From today (1 October), landlords will be required by law to install smoke and carbon monoxide alarms in their properties, under new Government measures coming into force.
It is estimated this could help prevent more than 25 deaths and nearly 700 injuries a year. Landlords who fail to install smoke and carbon monoxide alarms could face up to a £5,000 civil penalty.
Housing Minister Brandon Lewis said: “We’re determined to create a bigger, better and safer private rented sector. That means ensuring the safety of tenants with smoke and carbon monoxide alarms.
“Fire kills and people are at least four times more likely to die in a fire in the home if there’s no working smoke alarm.
“These changes will help save lives by ensuring all landlords install alarms in their properties, giving tenants the vital seconds they need to escape.”
The laws are part of wider Government moves to ensure there are sufficient measures in place to protect tenants, while at the same time avoiding needless red-tape.
The changes to the law will require landlords to install smoke alarms on every floor of their property, and install carbon monoxide alarms in rooms where there are solid fuel burning appliances.

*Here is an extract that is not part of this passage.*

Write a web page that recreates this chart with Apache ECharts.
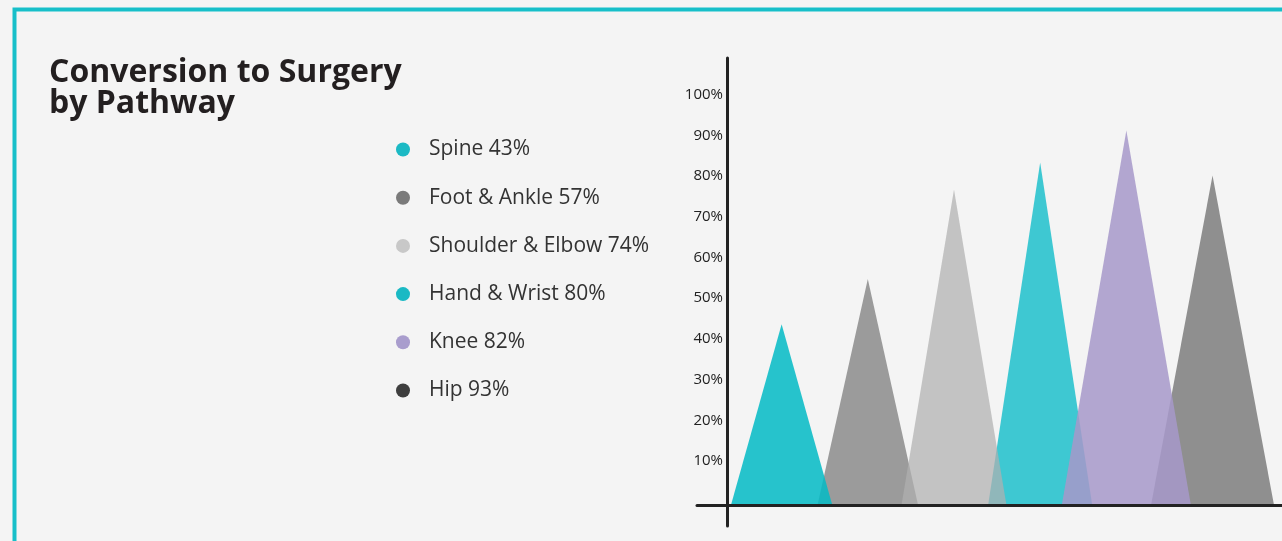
<!DOCTYPE html>
<html>
<head>
<meta charset="utf-8">
<style>
  html, body { margin: 0; padding: 0; background: #f4f4f4; }
  #chart { width: 1282px; height: 541px; }
</style>
<script src="https://cdn.jsdelivr.net/npm/echarts@6/dist/echarts.min.js"></script>
</head>
<body>
<div id="chart"></div>
<script>
// ---- data ----
const categories = ['Spine', 'Foot & Ankle', 'Shoulder & Elbow', 'Hand & Wrist', 'Knee', 'Hip'];
const legendPercents = [43, 57, 74, 80, 82, 93];
const peakValues = [44.6, 55.7, 77.7, 84.3, 92.2, 81.1];
const yTickValues = [10, 20, 30, 40, 50, 60, 70, 80, 90, 100];

// ---- styles ----
const legendColors = ['#1bb9c4', '#7a7a7a', '#c8c8c8', '#1ab9c4', '#a99dcd', '#3e3e3e'];
const triangleStyles = [
  { fill: '#03bac5', opacity: 0.86, width: 1.18, z: 4 },
  { fill: '#9b9b9b', opacity: 1.0,  width: 1.17, z: 2 },
  { fill: '#b0b0b0', opacity: 0.72, width: 1.22, z: 4 },
  { fill: '#3ec8d2', opacity: 1.0,  width: 1.21, z: 2 },
  { fill: '#a799c9', opacity: 0.86, width: 1.50, z: 4 },
  { fill: '#8f8f8f', opacity: 1.0,  width: 1.43, z: 2 }
];
const X_OFFSET = 0.634;

const chart = echarts.init(document.getElementById('chart'), null, { renderer: 'canvas' });

const series = categories.map((name, i) => ({
  type: 'custom',
  name: name,
  z: triangleStyles[i].z,
  itemStyle: { color: legendColors[i] },
  data: [[i, peakValues[i]]],
  renderItem: function (params, api) {
    const st = triangleStyles[i];
    const x = api.value(0) + X_OFFSET;
    const top = api.coord([x, api.value(1)]);
    const base = api.coord([x, 0]);
    const hw = api.size([st.width, 0])[0] / 2;
    return {
      type: 'polygon',
      shape: { points: [[base[0] - hw, base[1]], [top[0], top[1]], [base[0] + hw, base[1]]] },
      style: { fill: st.fill, opacity: st.opacity }
    };
  }
}));

const option = {
  backgroundColor: '#f4f4f4',
  animation: false,
  title: {
    text: 'Conversion to Surgery\nby Pathway',
    left: 49,
    top: 57,
    padding: 0,
    textStyle: {
      fontFamily: 'Open Sans',
      fontWeight: 'bold',
      fontSize: 32,
      lineHeight: 31,
      color: '#231f20'
    }
  },
  legend: {
    orient: 'vertical',
    left: 396,
    top: 139,
    padding: 0,
    icon: 'circle',
    itemWidth: 14,
    itemHeight: 14,
    itemGap: 27.2,
    selectedMode: false,
    data: categories.map((n, i) => ({ name: n, itemStyle: { color: legendColors[i] } })),
    formatter: function (name) {
      return name + ' ' + legendPercents[categories.indexOf(name)] + '%';
    },
    textStyle: {
      fontFamily: 'Open Sans',
      fontSize: 21,
      color: '#333333',
      padding: [0, 0, 0, 14]
    }
  },
  graphic: [{
    type: 'rect',
    left: 12,
    top: 7,
    shape: { width: 1320, height: 600 },
    style: { fill: 'none', stroke: '#17bfc9', lineWidth: 4 },
    z: 100
  }],
  grid: {
    left: 697,
    right: 0,
    top: 58,
    bottom: 15,
    containLabel: false
  },
  xAxis: {
    type: 'value',
    min: -0.348,
    max: 6.44,
    z: 10,
    axisLine: { show: true, onZero: true, lineStyle: { color: '#222222', width: 3 } },
    axisTick: { show: false },
    axisLabel: { show: false },
    splitLine: { show: false }
  },
  yAxis: {
    type: 'value',
    min: -5,
    max: 110,
    interval: 5,
    z: 10,
    axisLine: { show: true, onZero: true, lineStyle: { color: '#222222', width: 3 } },
    axisTick: { show: false },
    splitLine: { show: false },
    axisLabel: {
      show: true,
      margin: -26,
      fontFamily: 'Open Sans',
      fontSize: 15,
      color: '#222222',
      verticalAlign: 'bottom',
      lineHeight: 8,
      formatter: function (v) {
        return yTickValues.indexOf(v) >= 0 ? v + '%' : '';
      }
    }
  },
  series: series
};

chart.setOption(option);
</script>
</body>
</html>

They will need to ensure that the alarms are in working order at the start of each new tenancy. Those who fail to install smoke and carbon monoxide alarms could face up to a £5,000 civil penalty.
The move is in line other measures the Government is taking to improve standards in the private rented sector and crack down on the unscrupulous landlords who exploit the most vulnerable.
Forthcoming legislation will create a blacklist of persistent rogue landlords and letting agents, helping councils to focus their enforcement action on where it is most needed, and keeping track of those who have been convicted of housing offences.
Guidance will be published that will help protect tenants against unfair eviction and ensure they are more aware of their rights and responsibilities.
New laws under the Deregulation Act will bring an end to retaliatory evictions, where tenants make a legitimate complaint to their landlord about the property, but instead of making the repair the landlord serves them an eviction notice.